Reproduce the lines exactly, beginning with the line that has "Generate a Python" and ending with the line that has "ax = fig.add_axes([0.0988, 0.1336, 0.8828, 0.8124])". Images are left out.
○ ○ ○ ○
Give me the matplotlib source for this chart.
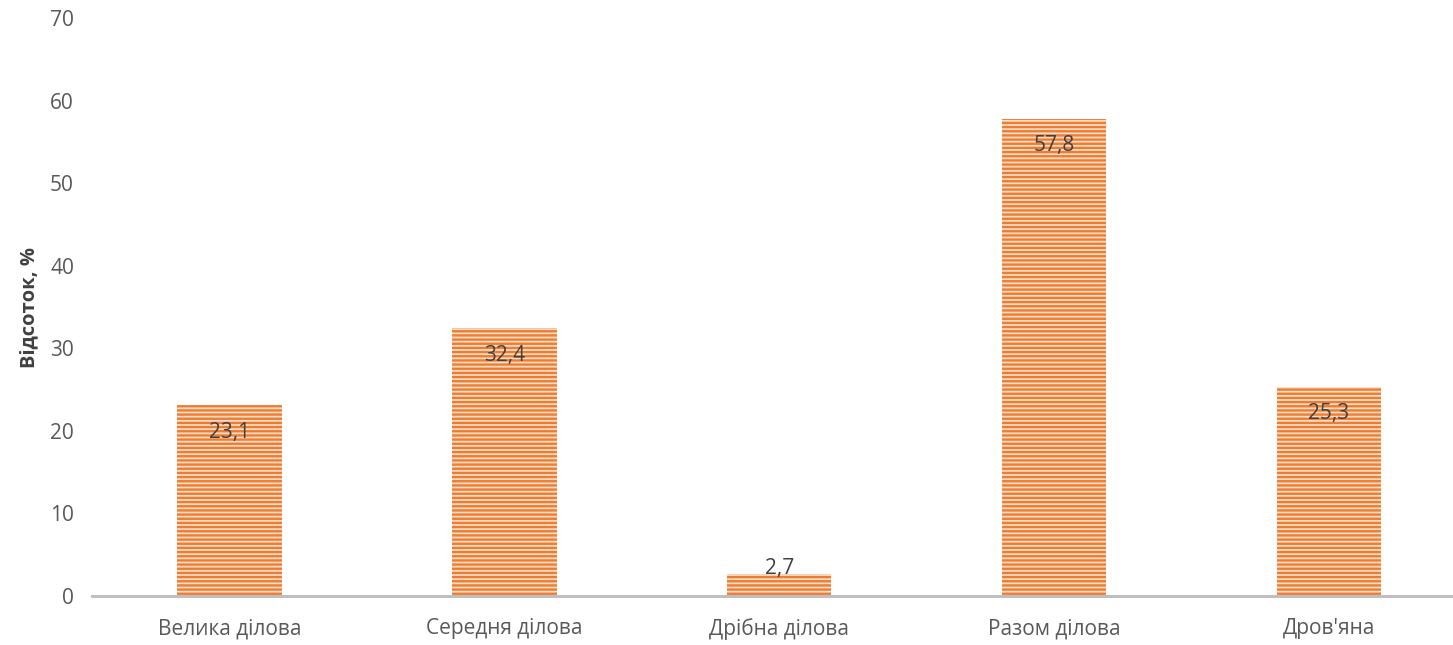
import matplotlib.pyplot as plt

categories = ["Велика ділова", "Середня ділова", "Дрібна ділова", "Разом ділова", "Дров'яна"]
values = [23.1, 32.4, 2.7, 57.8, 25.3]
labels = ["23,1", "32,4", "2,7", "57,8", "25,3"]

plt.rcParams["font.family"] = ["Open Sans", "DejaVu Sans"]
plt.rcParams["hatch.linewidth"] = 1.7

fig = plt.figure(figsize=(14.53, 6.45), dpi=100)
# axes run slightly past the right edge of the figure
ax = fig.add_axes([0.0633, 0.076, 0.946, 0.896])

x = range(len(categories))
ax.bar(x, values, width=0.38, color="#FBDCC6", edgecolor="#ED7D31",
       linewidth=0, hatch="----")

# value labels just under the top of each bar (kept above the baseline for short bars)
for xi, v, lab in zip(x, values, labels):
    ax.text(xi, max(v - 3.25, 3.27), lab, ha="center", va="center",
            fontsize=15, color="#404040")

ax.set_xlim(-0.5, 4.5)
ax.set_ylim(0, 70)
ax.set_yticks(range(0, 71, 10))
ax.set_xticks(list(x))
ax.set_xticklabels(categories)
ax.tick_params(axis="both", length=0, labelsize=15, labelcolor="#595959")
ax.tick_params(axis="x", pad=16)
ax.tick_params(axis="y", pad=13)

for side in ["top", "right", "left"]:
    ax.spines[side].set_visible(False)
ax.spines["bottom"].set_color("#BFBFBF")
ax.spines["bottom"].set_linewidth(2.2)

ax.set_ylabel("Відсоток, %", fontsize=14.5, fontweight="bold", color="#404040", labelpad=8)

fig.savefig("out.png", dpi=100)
○ ○ ○ ○
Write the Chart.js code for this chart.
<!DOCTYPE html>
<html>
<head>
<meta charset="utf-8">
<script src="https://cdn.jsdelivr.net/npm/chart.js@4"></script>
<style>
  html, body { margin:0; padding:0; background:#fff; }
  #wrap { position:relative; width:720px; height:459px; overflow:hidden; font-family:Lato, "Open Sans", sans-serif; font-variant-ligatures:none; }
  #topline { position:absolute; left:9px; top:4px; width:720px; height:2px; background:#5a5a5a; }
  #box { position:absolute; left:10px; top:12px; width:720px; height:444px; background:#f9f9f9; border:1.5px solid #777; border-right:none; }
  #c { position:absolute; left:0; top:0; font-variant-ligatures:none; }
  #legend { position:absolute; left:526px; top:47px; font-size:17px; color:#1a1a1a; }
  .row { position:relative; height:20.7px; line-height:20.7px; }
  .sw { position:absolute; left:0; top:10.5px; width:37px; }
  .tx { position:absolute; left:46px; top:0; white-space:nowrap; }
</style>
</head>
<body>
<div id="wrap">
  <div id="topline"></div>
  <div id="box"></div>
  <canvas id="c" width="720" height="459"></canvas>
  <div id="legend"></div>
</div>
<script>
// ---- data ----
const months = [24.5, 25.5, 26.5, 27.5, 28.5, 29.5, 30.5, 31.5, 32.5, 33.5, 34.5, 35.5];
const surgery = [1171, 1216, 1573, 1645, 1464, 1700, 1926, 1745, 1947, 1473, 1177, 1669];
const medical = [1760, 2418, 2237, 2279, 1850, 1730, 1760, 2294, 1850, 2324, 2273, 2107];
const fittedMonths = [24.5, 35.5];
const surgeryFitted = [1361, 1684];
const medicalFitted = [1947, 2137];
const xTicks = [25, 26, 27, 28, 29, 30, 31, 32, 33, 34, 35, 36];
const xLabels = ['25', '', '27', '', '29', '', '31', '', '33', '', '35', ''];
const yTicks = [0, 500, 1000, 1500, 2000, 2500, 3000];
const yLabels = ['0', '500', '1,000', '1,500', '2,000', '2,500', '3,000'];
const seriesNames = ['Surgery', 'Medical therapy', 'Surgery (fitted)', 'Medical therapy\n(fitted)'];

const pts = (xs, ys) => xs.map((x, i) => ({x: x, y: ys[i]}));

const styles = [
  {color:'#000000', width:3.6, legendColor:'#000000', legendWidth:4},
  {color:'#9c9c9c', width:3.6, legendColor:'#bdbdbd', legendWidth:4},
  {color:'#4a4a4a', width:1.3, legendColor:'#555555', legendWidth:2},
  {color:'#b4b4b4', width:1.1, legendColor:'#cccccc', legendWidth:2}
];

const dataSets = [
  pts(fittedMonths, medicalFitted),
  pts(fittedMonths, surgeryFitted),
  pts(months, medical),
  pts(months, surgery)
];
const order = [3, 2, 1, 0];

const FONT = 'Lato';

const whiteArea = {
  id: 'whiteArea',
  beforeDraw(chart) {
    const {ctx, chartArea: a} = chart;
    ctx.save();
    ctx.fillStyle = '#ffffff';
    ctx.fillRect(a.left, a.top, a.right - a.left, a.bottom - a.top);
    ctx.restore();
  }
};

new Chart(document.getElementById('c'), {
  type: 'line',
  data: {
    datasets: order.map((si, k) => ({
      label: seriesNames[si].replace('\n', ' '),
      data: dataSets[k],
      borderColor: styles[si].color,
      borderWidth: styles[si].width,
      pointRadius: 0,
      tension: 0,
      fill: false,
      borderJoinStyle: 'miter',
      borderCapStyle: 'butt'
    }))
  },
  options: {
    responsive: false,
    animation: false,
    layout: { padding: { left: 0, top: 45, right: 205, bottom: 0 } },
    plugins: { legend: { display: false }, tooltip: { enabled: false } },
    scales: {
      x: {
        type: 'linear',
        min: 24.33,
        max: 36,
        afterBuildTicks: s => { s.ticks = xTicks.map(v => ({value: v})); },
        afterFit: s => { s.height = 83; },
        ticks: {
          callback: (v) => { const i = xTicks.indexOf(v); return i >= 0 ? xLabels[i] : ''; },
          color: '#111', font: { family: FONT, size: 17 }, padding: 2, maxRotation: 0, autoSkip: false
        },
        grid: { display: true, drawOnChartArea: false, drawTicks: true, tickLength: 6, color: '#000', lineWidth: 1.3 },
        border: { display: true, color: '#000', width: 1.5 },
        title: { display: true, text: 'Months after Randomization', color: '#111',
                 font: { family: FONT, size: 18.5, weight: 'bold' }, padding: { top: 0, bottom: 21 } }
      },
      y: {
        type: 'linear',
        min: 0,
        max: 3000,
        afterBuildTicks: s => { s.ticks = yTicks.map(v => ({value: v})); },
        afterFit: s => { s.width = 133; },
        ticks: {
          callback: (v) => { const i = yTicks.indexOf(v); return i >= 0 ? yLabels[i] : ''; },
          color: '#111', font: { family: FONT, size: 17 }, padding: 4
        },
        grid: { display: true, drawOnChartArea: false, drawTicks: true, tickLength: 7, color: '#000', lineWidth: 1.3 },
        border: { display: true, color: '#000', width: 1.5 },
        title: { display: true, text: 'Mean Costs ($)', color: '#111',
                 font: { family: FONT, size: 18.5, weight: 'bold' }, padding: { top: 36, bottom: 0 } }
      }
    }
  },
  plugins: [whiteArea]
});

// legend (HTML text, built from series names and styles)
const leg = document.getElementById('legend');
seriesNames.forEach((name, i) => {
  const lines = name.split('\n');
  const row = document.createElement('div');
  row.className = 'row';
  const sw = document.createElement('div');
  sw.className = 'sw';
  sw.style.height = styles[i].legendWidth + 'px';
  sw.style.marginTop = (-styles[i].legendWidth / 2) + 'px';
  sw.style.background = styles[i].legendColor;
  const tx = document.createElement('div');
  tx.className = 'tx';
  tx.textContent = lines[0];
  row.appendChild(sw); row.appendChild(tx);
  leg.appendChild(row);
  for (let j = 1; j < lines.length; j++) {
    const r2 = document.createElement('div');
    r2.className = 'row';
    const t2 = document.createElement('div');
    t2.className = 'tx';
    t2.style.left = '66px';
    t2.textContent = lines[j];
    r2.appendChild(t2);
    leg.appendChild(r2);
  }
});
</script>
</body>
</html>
○ ○ ○ ○
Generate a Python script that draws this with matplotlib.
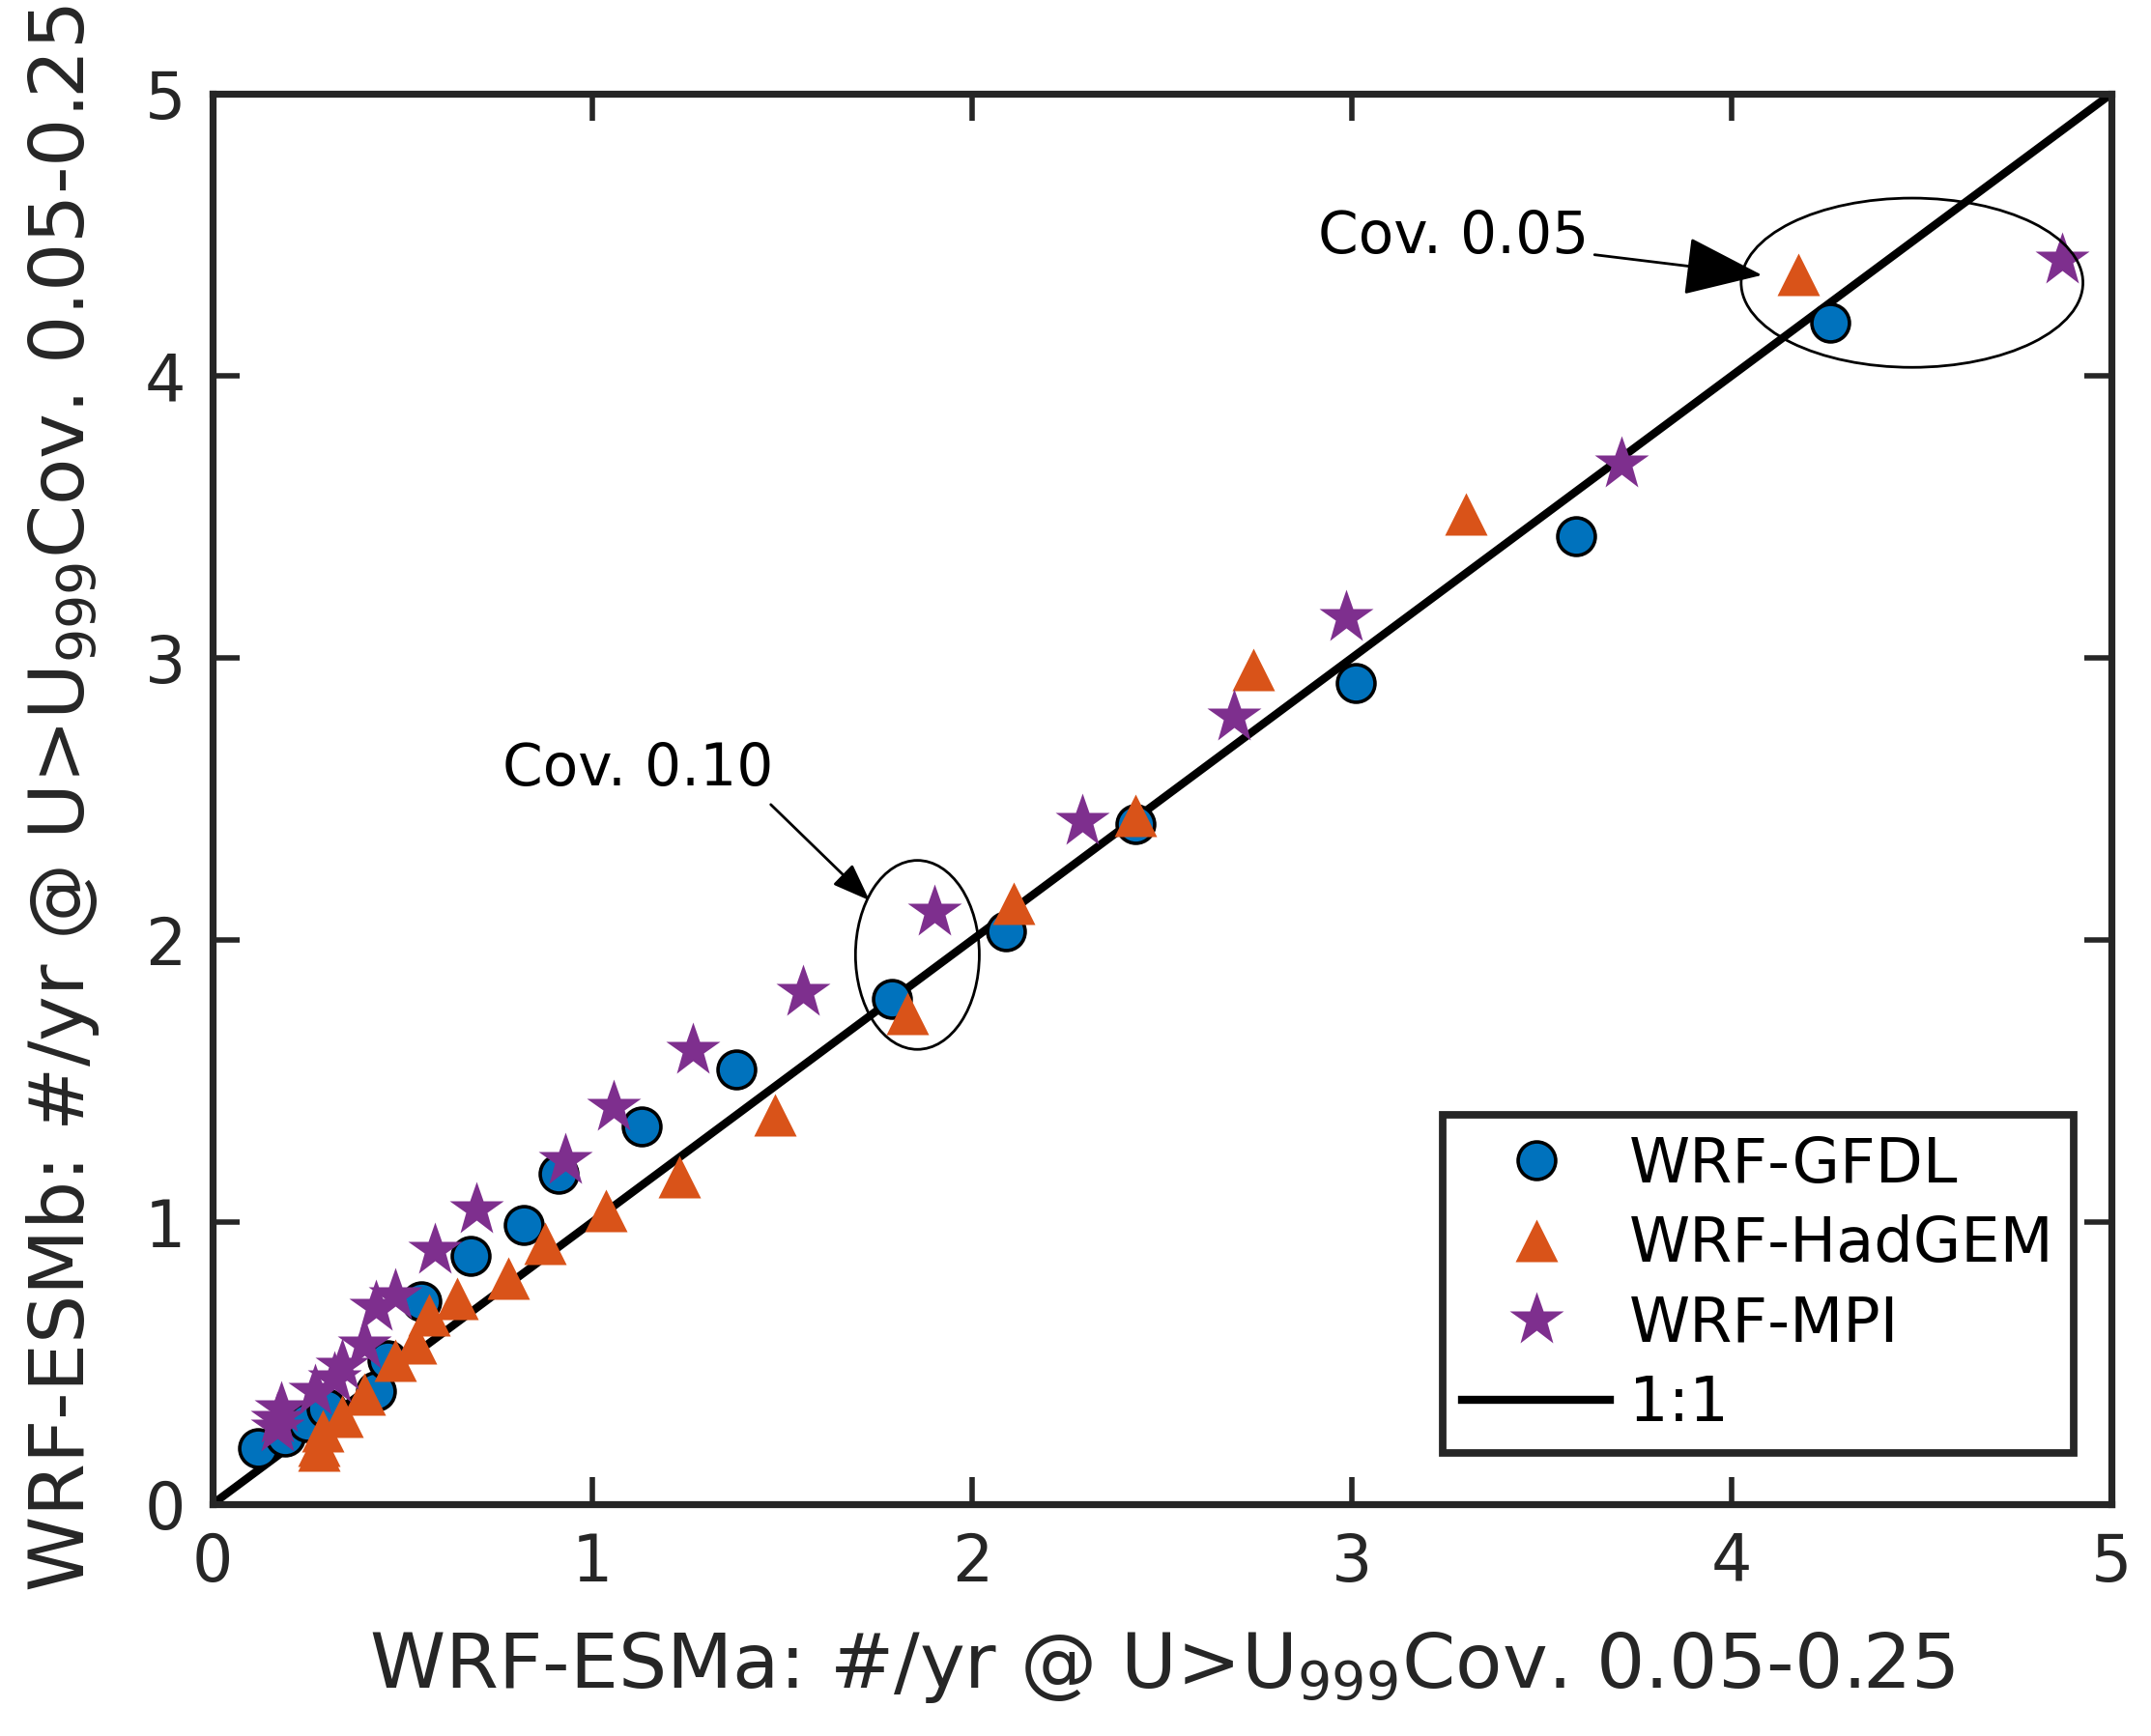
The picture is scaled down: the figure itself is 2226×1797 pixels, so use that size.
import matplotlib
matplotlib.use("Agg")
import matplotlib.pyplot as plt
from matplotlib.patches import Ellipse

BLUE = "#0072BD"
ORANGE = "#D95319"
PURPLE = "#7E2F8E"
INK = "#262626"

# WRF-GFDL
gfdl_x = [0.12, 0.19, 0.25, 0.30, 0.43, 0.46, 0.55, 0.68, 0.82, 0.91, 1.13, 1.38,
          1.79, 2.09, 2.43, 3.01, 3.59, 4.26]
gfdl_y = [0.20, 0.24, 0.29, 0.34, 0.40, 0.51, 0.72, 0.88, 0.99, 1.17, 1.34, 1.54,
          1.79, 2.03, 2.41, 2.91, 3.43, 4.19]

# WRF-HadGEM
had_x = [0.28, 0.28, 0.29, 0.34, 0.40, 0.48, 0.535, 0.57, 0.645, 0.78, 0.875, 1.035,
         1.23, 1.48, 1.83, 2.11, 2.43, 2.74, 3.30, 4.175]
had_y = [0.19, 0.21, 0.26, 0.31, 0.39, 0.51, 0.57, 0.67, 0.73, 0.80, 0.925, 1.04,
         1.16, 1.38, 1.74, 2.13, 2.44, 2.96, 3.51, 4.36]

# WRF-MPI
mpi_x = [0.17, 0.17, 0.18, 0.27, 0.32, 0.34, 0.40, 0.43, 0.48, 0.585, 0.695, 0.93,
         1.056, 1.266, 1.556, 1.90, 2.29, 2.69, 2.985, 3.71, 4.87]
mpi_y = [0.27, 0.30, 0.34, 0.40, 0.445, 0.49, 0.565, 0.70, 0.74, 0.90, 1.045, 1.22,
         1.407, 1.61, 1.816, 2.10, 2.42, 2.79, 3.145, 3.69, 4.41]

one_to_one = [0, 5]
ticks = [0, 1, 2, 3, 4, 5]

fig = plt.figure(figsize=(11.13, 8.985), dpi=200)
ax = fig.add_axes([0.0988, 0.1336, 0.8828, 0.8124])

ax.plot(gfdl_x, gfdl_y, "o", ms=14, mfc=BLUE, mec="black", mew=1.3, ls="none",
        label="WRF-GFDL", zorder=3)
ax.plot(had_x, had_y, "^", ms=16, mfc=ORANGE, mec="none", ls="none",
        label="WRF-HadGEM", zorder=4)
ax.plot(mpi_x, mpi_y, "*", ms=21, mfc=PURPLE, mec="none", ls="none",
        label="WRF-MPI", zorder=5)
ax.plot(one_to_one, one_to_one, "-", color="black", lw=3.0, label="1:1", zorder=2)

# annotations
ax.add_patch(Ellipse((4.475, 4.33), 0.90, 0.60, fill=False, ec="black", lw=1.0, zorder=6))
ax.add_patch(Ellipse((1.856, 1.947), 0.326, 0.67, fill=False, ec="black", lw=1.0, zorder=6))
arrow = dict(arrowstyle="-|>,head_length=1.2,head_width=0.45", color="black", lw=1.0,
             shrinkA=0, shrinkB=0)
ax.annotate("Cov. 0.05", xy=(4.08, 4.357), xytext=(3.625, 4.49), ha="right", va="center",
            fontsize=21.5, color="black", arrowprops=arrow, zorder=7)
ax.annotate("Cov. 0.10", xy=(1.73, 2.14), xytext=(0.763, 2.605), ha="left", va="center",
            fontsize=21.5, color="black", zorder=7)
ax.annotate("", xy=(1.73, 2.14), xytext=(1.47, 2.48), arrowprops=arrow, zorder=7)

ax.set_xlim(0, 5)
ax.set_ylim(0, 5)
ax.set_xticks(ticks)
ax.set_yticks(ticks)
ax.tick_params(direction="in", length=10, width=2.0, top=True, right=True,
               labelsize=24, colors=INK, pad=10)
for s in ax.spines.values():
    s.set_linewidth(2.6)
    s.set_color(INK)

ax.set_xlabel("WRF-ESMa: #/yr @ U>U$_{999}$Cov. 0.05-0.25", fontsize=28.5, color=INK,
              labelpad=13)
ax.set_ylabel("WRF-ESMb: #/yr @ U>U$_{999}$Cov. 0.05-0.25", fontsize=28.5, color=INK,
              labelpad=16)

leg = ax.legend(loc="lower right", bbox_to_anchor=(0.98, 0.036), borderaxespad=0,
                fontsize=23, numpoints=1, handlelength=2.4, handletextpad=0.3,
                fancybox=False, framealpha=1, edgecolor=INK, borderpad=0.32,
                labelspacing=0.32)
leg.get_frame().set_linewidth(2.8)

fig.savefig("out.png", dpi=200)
○ ○ ○ ○
__Exercise solution__:
Generate a Python script that draws this with matplotlib.
The picture is scaled down: the figure itself is 2226×1797 pixels, so use that size.
import matplotlib
matplotlib.use("Agg")
import matplotlib.pyplot as plt
from matplotlib.patches import Ellipse

BLUE = "#0072BD"
ORANGE = "#D95319"
PURPLE = "#7E2F8E"
INK = "#262626"

# WRF-GFDL
gfdl_x = [0.12, 0.19, 0.25, 0.30, 0.43, 0.46, 0.55, 0.68, 0.82, 0.91, 1.13, 1.38,
          1.79, 2.09, 2.43, 3.01, 3.59, 4.26]
gfdl_y = [0.20, 0.24, 0.29, 0.34, 0.40, 0.51, 0.72, 0.88, 0.99, 1.17, 1.34, 1.54,
          1.79, 2.03, 2.41, 2.91, 3.43, 4.19]

# WRF-HadGEM
had_x = [0.28, 0.28, 0.29, 0.34, 0.40, 0.48, 0.535, 0.57, 0.645, 0.78, 0.875, 1.035,
         1.23, 1.48, 1.83, 2.11, 2.43, 2.74, 3.30, 4.175]
had_y = [0.19, 0.21, 0.26, 0.31, 0.39, 0.51, 0.57, 0.67, 0.73, 0.80, 0.925, 1.04,
         1.16, 1.38, 1.74, 2.13, 2.44, 2.96, 3.51, 4.36]

# WRF-MPI
mpi_x = [0.17, 0.17, 0.18, 0.27, 0.32, 0.34, 0.40, 0.43, 0.48, 0.585, 0.695, 0.93,
         1.056, 1.266, 1.556, 1.90, 2.29, 2.69, 2.985, 3.71, 4.87]
mpi_y = [0.27, 0.30, 0.34, 0.40, 0.445, 0.49, 0.565, 0.70, 0.74, 0.90, 1.045, 1.22,
         1.407, 1.61, 1.816, 2.10, 2.42, 2.79, 3.145, 3.69, 4.41]

one_to_one = [0, 5]
ticks = [0, 1, 2, 3, 4, 5]

fig = plt.figure(figsize=(11.13, 8.985), dpi=200)
ax = fig.add_axes([0.0988, 0.1336, 0.8828, 0.8124])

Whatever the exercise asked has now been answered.